EXERCISE GOAL →
A single number is the answer here: how many lines of the entries contain "this"?

RECORDS FOR THE TASK →
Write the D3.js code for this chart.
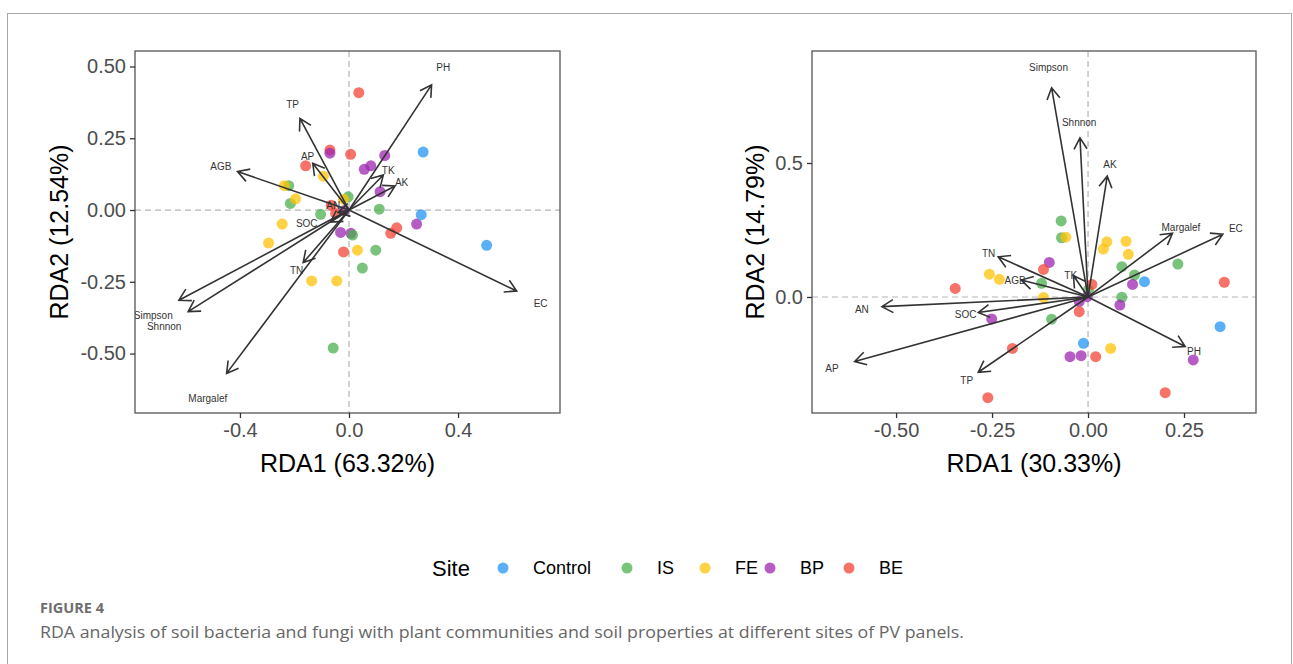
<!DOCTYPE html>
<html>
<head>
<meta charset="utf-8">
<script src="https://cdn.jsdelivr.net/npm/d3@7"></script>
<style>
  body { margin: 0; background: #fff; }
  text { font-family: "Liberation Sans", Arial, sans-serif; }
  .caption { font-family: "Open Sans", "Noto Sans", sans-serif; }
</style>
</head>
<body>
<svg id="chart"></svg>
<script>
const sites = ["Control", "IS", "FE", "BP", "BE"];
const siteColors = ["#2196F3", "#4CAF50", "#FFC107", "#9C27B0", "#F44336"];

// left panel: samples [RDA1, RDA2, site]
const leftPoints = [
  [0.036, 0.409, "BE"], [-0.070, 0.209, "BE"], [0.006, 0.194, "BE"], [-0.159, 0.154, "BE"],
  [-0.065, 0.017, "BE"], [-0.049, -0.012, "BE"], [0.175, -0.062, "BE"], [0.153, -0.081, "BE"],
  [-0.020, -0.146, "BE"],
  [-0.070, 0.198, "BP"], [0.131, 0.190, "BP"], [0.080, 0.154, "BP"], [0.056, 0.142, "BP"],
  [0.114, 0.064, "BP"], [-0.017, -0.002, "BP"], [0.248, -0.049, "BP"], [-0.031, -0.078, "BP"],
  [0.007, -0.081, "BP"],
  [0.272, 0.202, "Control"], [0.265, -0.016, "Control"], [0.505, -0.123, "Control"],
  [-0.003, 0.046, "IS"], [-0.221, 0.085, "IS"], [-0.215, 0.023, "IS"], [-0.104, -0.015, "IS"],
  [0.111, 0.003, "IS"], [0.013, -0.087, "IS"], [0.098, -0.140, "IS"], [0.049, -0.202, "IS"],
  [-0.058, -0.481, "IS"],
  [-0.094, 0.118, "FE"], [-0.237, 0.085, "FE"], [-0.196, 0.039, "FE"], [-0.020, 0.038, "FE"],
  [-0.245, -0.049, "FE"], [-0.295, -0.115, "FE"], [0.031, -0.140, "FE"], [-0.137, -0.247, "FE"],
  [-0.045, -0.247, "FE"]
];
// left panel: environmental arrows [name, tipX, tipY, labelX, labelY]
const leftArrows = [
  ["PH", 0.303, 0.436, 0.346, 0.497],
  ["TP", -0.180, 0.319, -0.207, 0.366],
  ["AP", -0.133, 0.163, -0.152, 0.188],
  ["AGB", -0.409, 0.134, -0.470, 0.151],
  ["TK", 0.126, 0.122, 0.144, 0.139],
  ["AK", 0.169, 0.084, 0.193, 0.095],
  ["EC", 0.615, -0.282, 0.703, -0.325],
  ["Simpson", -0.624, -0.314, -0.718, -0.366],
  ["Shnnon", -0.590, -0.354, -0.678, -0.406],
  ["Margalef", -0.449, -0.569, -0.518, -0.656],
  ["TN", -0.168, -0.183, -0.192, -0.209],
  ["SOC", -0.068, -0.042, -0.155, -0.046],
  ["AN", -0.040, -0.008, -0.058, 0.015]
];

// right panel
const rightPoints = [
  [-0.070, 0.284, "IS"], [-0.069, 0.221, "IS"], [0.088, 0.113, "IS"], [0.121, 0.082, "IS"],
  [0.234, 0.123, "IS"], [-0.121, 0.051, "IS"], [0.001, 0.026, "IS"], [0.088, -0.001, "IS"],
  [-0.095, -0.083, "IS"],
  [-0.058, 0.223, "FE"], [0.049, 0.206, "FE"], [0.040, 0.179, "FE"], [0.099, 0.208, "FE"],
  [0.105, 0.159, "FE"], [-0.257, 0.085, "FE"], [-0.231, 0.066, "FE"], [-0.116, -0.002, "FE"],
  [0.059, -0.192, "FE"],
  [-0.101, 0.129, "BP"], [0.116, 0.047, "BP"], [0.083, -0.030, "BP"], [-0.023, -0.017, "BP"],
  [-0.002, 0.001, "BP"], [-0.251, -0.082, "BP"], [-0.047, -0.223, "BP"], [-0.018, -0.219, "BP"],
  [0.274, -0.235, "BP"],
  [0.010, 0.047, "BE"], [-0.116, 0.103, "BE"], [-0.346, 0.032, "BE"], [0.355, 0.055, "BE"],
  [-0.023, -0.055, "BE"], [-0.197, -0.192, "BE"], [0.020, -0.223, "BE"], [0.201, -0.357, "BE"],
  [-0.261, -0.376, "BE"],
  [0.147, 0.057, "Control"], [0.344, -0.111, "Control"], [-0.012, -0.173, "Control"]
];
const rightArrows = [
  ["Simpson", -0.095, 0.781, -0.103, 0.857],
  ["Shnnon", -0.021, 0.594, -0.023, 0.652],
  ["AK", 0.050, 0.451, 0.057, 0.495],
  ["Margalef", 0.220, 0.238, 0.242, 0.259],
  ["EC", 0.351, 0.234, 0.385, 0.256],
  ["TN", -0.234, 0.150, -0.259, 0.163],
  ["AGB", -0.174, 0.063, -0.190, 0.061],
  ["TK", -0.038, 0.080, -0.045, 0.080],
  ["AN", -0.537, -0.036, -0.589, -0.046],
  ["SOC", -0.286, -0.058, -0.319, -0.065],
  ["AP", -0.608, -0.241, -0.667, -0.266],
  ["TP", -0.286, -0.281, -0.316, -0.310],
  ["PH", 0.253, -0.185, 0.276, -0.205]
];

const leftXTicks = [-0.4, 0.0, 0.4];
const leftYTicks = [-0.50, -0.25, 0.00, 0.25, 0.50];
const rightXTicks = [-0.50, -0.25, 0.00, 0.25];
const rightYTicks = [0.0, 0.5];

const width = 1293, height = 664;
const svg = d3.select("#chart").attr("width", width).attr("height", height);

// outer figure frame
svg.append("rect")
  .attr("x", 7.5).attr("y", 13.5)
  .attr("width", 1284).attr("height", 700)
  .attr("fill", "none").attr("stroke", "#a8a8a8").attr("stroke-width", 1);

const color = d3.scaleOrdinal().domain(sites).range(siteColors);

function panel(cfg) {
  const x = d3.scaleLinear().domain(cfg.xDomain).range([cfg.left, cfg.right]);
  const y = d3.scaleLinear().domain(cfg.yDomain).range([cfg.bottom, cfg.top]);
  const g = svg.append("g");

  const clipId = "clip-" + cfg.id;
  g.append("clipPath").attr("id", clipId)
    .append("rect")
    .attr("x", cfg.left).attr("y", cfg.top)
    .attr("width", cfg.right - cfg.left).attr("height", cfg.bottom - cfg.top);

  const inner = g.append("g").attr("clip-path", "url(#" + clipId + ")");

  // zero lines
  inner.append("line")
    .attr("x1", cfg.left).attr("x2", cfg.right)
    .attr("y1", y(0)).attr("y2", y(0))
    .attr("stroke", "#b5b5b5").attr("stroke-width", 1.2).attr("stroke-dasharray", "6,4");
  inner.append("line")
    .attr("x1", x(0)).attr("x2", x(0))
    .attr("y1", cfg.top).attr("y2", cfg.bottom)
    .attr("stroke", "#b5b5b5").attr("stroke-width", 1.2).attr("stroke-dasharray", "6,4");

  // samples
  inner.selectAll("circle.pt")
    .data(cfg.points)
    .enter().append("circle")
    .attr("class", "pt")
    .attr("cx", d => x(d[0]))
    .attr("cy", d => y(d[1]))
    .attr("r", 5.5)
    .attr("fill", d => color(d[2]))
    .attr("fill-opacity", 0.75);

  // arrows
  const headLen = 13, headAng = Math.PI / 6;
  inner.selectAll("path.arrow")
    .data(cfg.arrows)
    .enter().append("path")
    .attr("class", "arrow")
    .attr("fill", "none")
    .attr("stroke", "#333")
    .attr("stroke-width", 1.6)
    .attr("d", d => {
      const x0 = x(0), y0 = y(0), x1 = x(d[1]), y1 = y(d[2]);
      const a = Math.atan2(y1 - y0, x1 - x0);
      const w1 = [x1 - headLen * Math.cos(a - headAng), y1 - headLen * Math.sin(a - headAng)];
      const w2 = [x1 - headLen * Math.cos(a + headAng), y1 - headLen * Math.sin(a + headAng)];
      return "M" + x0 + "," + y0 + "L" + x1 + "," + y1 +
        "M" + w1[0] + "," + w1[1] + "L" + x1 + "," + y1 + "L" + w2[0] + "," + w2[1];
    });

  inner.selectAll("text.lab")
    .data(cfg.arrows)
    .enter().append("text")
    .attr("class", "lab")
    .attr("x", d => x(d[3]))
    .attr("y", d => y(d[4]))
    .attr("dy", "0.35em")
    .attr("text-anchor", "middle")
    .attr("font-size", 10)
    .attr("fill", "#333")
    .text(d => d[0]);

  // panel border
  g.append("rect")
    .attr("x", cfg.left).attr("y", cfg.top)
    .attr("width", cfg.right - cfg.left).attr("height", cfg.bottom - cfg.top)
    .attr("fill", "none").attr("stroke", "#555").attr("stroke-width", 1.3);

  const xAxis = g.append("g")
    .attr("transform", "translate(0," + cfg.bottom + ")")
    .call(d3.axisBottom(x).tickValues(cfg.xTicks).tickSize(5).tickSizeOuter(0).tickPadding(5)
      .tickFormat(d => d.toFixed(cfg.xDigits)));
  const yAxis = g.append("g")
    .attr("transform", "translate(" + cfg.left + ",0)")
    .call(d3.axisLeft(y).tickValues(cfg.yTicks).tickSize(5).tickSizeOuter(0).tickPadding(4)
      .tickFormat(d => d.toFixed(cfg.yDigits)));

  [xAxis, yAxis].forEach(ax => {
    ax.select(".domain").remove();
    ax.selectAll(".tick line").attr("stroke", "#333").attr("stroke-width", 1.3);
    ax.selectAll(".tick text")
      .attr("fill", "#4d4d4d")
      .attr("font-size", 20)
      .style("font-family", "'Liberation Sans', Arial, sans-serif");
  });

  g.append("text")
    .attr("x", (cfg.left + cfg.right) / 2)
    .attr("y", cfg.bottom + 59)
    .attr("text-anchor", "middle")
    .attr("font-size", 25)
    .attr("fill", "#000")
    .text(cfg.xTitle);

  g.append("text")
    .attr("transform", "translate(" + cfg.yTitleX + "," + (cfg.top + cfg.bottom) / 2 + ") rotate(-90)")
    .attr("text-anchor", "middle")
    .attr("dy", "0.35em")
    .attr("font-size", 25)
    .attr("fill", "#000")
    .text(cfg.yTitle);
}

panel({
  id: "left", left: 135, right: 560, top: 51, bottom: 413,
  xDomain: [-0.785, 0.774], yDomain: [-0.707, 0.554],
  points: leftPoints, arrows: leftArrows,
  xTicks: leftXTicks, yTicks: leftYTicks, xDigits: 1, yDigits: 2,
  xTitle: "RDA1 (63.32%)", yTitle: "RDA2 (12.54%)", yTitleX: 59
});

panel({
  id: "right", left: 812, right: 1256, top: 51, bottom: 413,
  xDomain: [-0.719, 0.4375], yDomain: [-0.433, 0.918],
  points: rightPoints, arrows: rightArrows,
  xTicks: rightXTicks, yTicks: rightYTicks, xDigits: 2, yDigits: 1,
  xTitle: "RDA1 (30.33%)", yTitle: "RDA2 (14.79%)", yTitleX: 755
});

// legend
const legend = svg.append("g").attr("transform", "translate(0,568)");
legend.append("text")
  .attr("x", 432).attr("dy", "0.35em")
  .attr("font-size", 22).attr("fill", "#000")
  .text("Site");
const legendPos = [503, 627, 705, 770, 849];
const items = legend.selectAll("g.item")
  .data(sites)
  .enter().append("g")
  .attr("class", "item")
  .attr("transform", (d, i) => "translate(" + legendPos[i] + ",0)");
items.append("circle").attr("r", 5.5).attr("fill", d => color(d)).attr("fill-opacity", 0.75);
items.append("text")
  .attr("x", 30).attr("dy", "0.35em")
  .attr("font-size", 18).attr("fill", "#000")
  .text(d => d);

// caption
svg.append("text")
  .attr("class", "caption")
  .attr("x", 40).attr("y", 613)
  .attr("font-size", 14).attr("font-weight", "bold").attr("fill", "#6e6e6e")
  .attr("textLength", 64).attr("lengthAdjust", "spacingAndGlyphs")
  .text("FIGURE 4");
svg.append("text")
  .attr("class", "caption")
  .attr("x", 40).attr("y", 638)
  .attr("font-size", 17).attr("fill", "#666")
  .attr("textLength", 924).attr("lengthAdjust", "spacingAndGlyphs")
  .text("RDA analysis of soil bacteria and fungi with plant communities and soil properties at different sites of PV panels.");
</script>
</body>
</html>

==

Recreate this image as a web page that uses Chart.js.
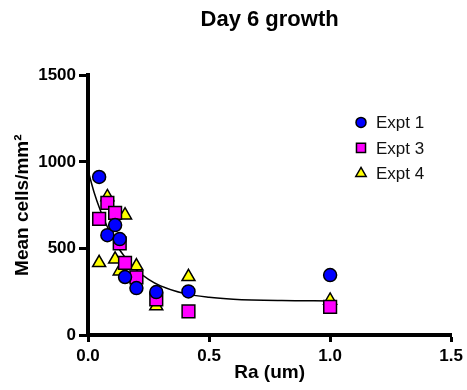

WRITTEN ANSWER →
2